New Mormon Church website
on homosexuality
Kudos to Valerie Larabee, Executive Director of the Utah Pride Center for this generous statement: “I applaud any institution, religious or otherwise, for increasing the availability of potentially lifesaving resources to bridge the gap in human understanding, respect and acceptance of differences.”
We’re all for any effort to improve how human beings are treated. Inasmuch as the site urges kindness towards gay people, great. We would love this statement on the website — “... what needs to change — is to help Church members respond sensitively and thoughtfully when they encounter same-sex attraction in their own families, among other Church members, or elsewhere” — were it not for the statement immediately before it: “From a public relations perspective it would be easier for the Church to simply accept homosexual behavior. That we cannot do, for God’s law is not ours to change. There is no change in the Church’s position of what is morally right.” Later on this is spelled out a bit more clearly: “Same-sex attraction itself is not a sin, but yielding to it is. However, through repentance Jesus Christ will offer forgiveness.” Did you get that? If you are a practicing homosexual, you’re sinful; it’s just that now Mormons are urged to not be mean to you.

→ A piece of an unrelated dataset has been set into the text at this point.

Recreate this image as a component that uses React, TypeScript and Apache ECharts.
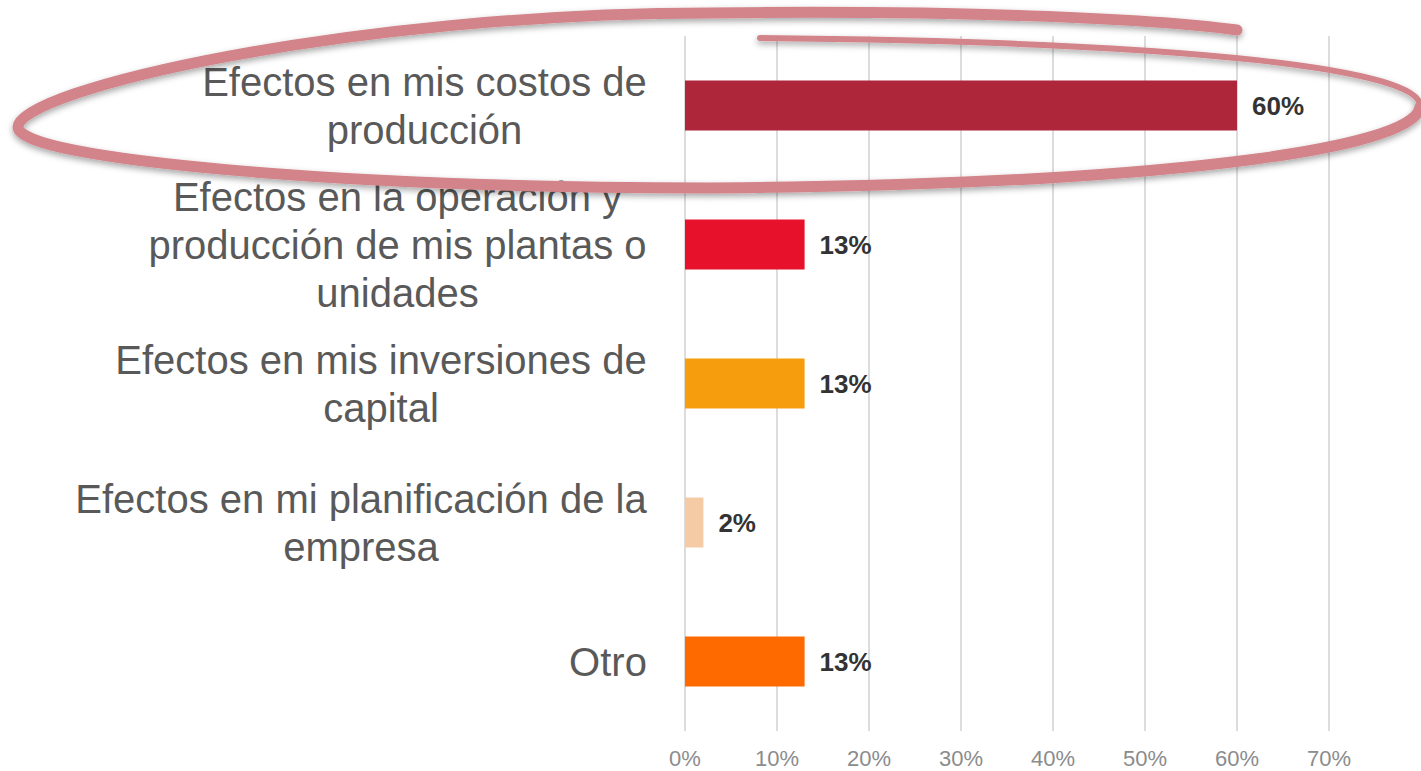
import React, { useEffect, useRef } from "react";
import * as echarts from "echarts";

const categories = [
  "Efectos en mis costos de\nproducción",
  "Efectos en la operación y\nproducción de mis plantas o\nunidades",
  "Efectos en mis inversiones de\ncapital",
  "Efectos en mi planificación de la\nempresa",
  "Otro",
];
const values = [60, 13, 13, 2, 13];
const barColors = ["#AE263A", "#E8112B", "#F59D0C", "#F5CBA5", "#FF6A00"];
const xTicks = [0, 10, 20, 30, 40, 50, 60, 70];

const thinStroke = "M 760 38 C 1200 42 1425 70 1420 107";
const thickStroke =
  "M 1420 107 C 1415 150 1150 185 710 188 C 350 188 18 160 18 127 C 18 90 350 13 710 13 C 950 10 1150 18 1237 30";

echarts.graphic.registerShape("circleThin", echarts.graphic.extendPath(thinStroke, {}));
echarts.graphic.registerShape("circleThick", echarts.graphic.extendPath(thickStroke, {}));

const LABEL_FONT = "Liberation Sans, Arial, sans-serif";
const LABEL_SIZE = 40;

function measure(text: string): number {
  const c = document.createElement("canvas");
  const ctx = c.getContext("2d");
  if (!ctx) return text.length * LABEL_SIZE * 0.5;
  ctx.font = `${LABEL_SIZE}px ${LABEL_FONT}`;
  return ctx.measureText(text).width;
}

export default function App() {
  const ref = useRef<HTMLDivElement>(null);
  useEffect(() => {
    if (!ref.current) return;
    const chart = echarts.init(ref.current, null, { renderer: "svg" });
    const rich: Record<string, any> = {};
    categories.forEach((c, i) => {
      const w = Math.max(...c.split("\n").map(measure));
      rich["r" + i] = {
        width: Math.ceil(w) + 2,
        align: "center",
        fontSize: LABEL_SIZE,
        lineHeight: 48,
        color: "#595959",
        fontFamily: LABEL_FONT,
      };
    });
    const strokeStyle = {
      fill: "none",
      stroke: "#D3848A",
      lineCap: "round",
      shadowBlur: 6,
      shadowColor: "rgba(0,0,0,0.35)",
      shadowOffsetY: 3,
    };
    chart.setOption({
      animation: false,
      backgroundColor: "#ffffff",
      textStyle: { fontFamily: LABEL_FONT },
      grid: { left: 685, right: 92, top: 36, bottom: 40, containLabel: false },
      xAxis: {
        type: "value",
        min: xTicks[0],
        max: xTicks[xTicks.length - 1],
        interval: 10,
        axisLine: { show: false },
        axisTick: { show: false },
        splitLine: { show: true, lineStyle: { color: "#d0d0d0", width: 1.5 } },
        axisLabel: {
          formatter: "{value}%",
          fontSize: 22,
          color: "#8c8c8c",
          margin: 16,
        },
      },
      yAxis: {
        type: "category",
        inverse: true,
        data: categories,
        axisLine: { show: false },
        axisTick: { show: false },
        axisLabel: {
          fontSize: LABEL_SIZE,
          lineHeight: 48,
          color: "#595959",
          margin: 37,
          align: "right",
          formatter: (value: string, idx: number) =>
            value
              .split("\n")
              .map((l) => `{r${idx}|${l}}`)
              .join("\n"),
          rich,
        },
      },
      series: [
        {
          type: "bar",
          barWidth: 50,
          data: values.map((v, i) => ({ value: v, itemStyle: { color: barColors[i] } })),
          label: {
            show: true,
            position: "right",
            distance: 15,
            formatter: "{c}%",
            fontSize: 26,
            fontWeight: "bold",
            color: "#333333",
          },
        },
      ],
      graphic: [
        {
          type: "circleThin",
          x: 0,
          y: 0,
          z: 100,
          style: { ...strokeStyle, lineWidth: 6 },
        },
        {
          type: "circleThick",
          x: 0,
          y: 0,
          z: 100,
          style: { ...strokeStyle, lineWidth: 11 },
        },
      ],
    });
    return () => chart.dispose();
  }, []);
  return (
    <div
      ref={ref}
      style={{ position: "fixed", left: 0, top: 0, width: 1421, height: 771 }}
    />
  );
}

Call us sticklers ... but isn't telling people they’re sinful a form of being mean?
Then there is this gem, which we find downright insulting: “Though some people, including those resisting same-sex attraction, may not have the opportunity to marry a person of the opposite sex in this life, a just God will provide them with ample opportunity to do so in the next.”
Patently absent from the website is any reference to “the LGBT Community.” No wonder. Mormons insist that gender is determined before birth and is eternal. Mormon theology leaves no room for the T.
The church press release says that one purpose of the new website is to put “the entire issue in context.” This smacks of “you misunderstand us,” a tactic the church is known to engage when re-spinning, Orwellian style, its history, past statements, and behavior.
Still, we acknowledge that this is progress. As recently as 1978, when Mormon Apostle Boyd K. Packer spoke on the subject at BYU, he made a point of saying “homosexuality” only once, so objectionable was even the word to him. Today the church actually owns a URL like “Mormons and Gays,” and goes so far as to say people with a same-sex orientation aren’t de facto bad. A tiny step. A too-short one. But at least it’s in the right direction.